So You Really Want To Cut Willie Colon?
Immediately after the news started circulating around that Pittsburgh Steelers guard Willie Colon might be done for the season with a knee injury, I received several questions via Twitter about how much it would cost to release Colon after the season.
Colon signed a five-year, $29 million contract prior to the 2011 season and he restructured that contract to this past offseason to help the team lower his 2012 cap hit. That restructure added on more prorated bonus onto each of his final three years in the process giving him $6.45 million worth of proration left, or $2.15 million per season.
Colon has a base salary due him in 2013 of $5.5 million which means his cap hit in 2013 is scheduled to be $7.65 million. If he were to be released prior to June 1st the entire proration of $6.45 million left on the books comes forward as a dead money hit. So the Steelers essentially only save $1.2 million against next year’s cap.
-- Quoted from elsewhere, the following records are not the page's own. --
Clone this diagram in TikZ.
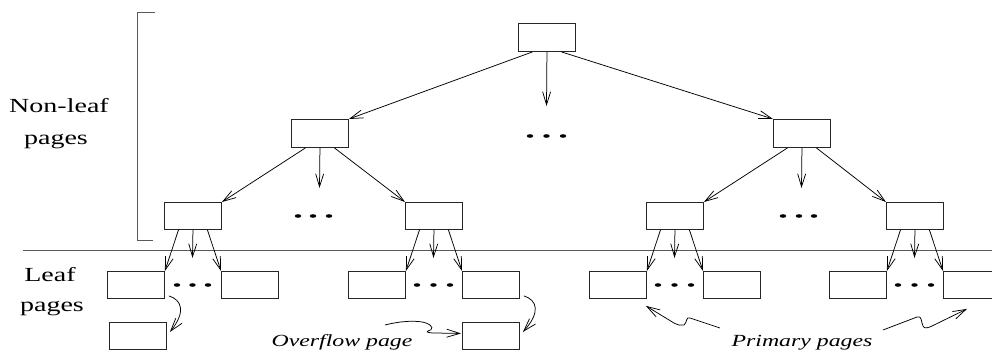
\documentclass[tikz,border=0pt]{standalone}
\usepackage{fontspec}
\usepackage{graphicx}
\setmainfont{Liberation Serif}
\usetikzlibrary{arrows.meta,calc}
\newcommand{\widetxt}[1]{\scalebox{1.4}[1]{#1}}
\begin{document}
\begin{tikzpicture}[x=1pt,y=-1pt,
  pg/.style={draw=black!85, line width=0.9pt, minimum width=57pt, minimum height=27pt, inner sep=0pt, anchor=north west},
  pgtall/.style={pg, minimum height=28pt},
  arr/.style={draw=black, line width=0.75pt, -{Straight Barb[length=13pt,width=8pt,line width=0.75pt]}},
  lbl/.style={font=\fontsize{20}{24}\selectfont, anchor=base, inner sep=0pt},
  ital/.style={font=\fontsize{17}{20}\selectfont\itshape, anchor=base, inner sep=0pt},
  rulegray/.style={draw=black!65, line width=0.9pt},
  dotfill/.style={fill=black}]
\useasboundingbox (0,0) rectangle (992,353);

% labels
\node[lbl] (nl1) at (59,112) {\widetxt{Non-leaf}};
\node[lbl] (nl2) at (56,144) {\widetxt{pages}};
\node[lbl] (lf1) at (50,281) {\widetxt{Leaf}};
\node[lbl] (lf2) at (52,311) {\widetxt{pages}};
\node[ital] (ovt) at (342,346) {\widetxt{Overflow page}};
\node[ital] (prt) at (802,346) {\widetxt{Primary pages}};

% bracket and separator
\draw[rulegray] (155,12) -- (137.5,12) -- (137.5,240.5) -- (153,240.5);
\draw[rulegray] (23,250) -- (992,250);

% boxes
\node[pgtall] (r) at (518,23) {};
\node[pgtall] (a) at (291,119) {};
\node[pgtall] (b) at (773,119) {};
\node[pg] (c1) at (164,202) {};
\node[pg] (c2) at (405,202) {};
\node[pg] (c3) at (646,202) {};
\node[pg] (c4) at (886,202) {};
\node[pg] (l1) at (107,271) {};
\node[pg] (l2) at (221,271) {};
\node[pg] (l3) at (348,271) {};
\node[pg] (l4) at (462,271) {};
\node[pg] (l5) at (589,271) {};
\node[pg] (l6) at (703,271) {};
\node[pg] (l7) at (829,271) {};
\node[pg] (l8) at (943,271) {};
\node[pg] (o1) at (109,322) {};
\node[pg] (o2) at (462,322) {};

% free ends of the middle arrows
\coordinate (rm) at (546.5,106);
\coordinate (am) at (319.5,188);
\coordinate (bm) at (801.5,188);
\coordinate (c1m) at (192.5,258);
\coordinate (c2m) at (433.5,258);
\coordinate (c3m) at (674.5,258);
\coordinate (c4m) at (914.5,258);

% tree arrows
\draw[arr] ($(r.south west)!0.25!(r.south east)$) -- (a.north east);
\draw[arr] (r.south) -- (rm);
\draw[arr] ($(r.south west)!0.75!(r.south east)$) -- (b.north west);

\draw[arr] ($(a.south west)!0.25!(a.south east)$) -- (c1.north east);
\draw[arr] (a.south) -- (am);
\draw[arr] ($(a.south west)!0.75!(a.south east)$) -- (c2.north west);

\draw[arr] ($(b.south west)!0.25!(b.south east)$) -- (c3.north east);
\draw[arr] (b.south) -- (bm);
\draw[arr] ($(b.south west)!0.75!(b.south east)$) -- (c4.north west);

\draw[arr] ($(c1.south west)!0.25!(c1.south east)$) -- (l1.north east);
\draw[arr] (c1.south) -- (c1m);
\draw[arr] ($(c1.south west)!0.75!(c1.south east)$) -- (l2.north west);

\draw[arr] ($(c2.south west)!0.25!(c2.south east)$) -- (l3.north east);
\draw[arr] (c2.south) -- (c2m);
\draw[arr] ($(c2.south west)!0.75!(c2.south east)$) -- (l4.north west);

\draw[arr] ($(c3.south west)!0.25!(c3.south east)$) -- (l5.north east);
\draw[arr] (c3.south) -- (c3m);
\draw[arr] ($(c3.south west)!0.75!(c3.south east)$) -- (l6.north west);

\draw[arr] ($(c4.south west)!0.25!(c4.south east)$) -- (l7.north east);
\draw[arr] (c4.south) -- (c4m);
\draw[arr] ($(c4.south west)!0.75!(c4.south east)$) -- (l8.north west);

% dots
\foreach \x/\y in {530/136,546.5/136,563/136,
                   298/216,313/216,329/216,
                   783/216,799/216,814/216,
                   177/285,192.5/285,208/285,
                   417/285,433.5/285,450/285,
                   658/285,674.5/285,691/285,
                   898/285,914.5/285,931/285}
  \fill[dotfill] (\x,\y) ellipse [x radius=3.2, y radius=1.8];

% overflow links
\draw[arr] ([shift={(4,-3)}]l1.south east) .. controls (182,300) and (186,312) .. ([shift={(3,-4)}]o1.east);
\draw[arr] ([shift={(4,-3)}]l4.south east) .. controls (537,300) and (541,312) .. ([shift={(3,-4)}]o2.east);

% squiggly pointers
\coordinate (ovs) at (385,325);
\coordinate (pls) at (720,328);
\coordinate (prs) at (883,330);
\draw[arr] (ovs) .. controls (400,321) and (418,320) .. (426,323)
  .. controls (434,326) and (433,330) .. (428,331)
  .. controls (426,332) and (428,333) .. (435,333)
  -- ([shift={(-1,-2.5)}]o2.west);
\draw[arr] (pls) -- (690,318) .. controls (686,316) and (687,323) .. (684,325)
  .. controls (681,326) and (678,325) .. (674,323)
  -- ([shift={(-1,7)}]l5.south east);
\draw[arr] (prs) -- (917,317) .. controls (922,315) and (921,322) .. (923,326)
  .. controls (924,329) and (928,328) .. (932,326)
  -- ([shift={(24,10)}]l8.south west);
\end{tikzpicture}
\end{document}
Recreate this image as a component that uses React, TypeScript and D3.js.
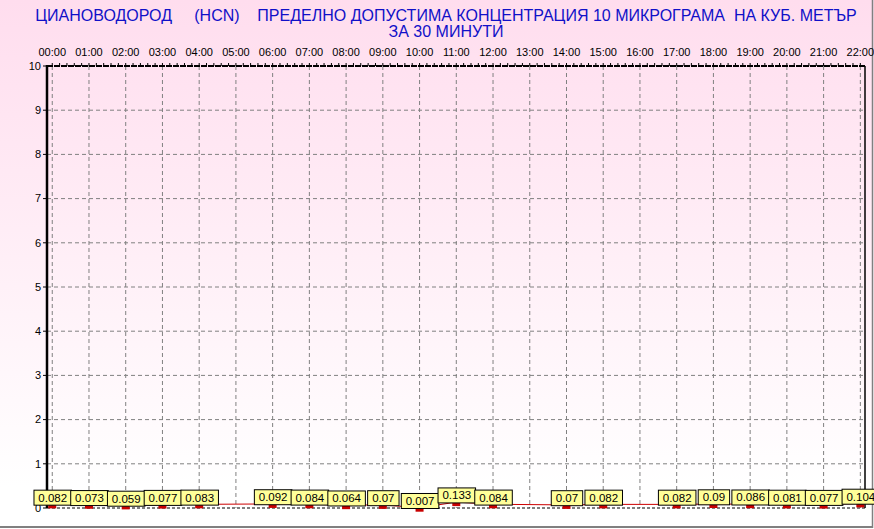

Should Colon be released after June 1st, his dead money hit would be the originally scheduled prorated amount of $2.15 million, with the remaining $4.3 million scheduled proration counting as dead money in 2014. After June 1st saves $5.5 million in cap space doing it that way, but creates the 2014 dead money hit.
Keep in mind that both Ramon Foster and Doug Legursky are scheduled to be unrestricted free agents as well and that means you run the risk of losing three linemen in the offseason. Colon would easily get signed as free agent if cut, and both Foster and Legursky would also likely get lower valued attention.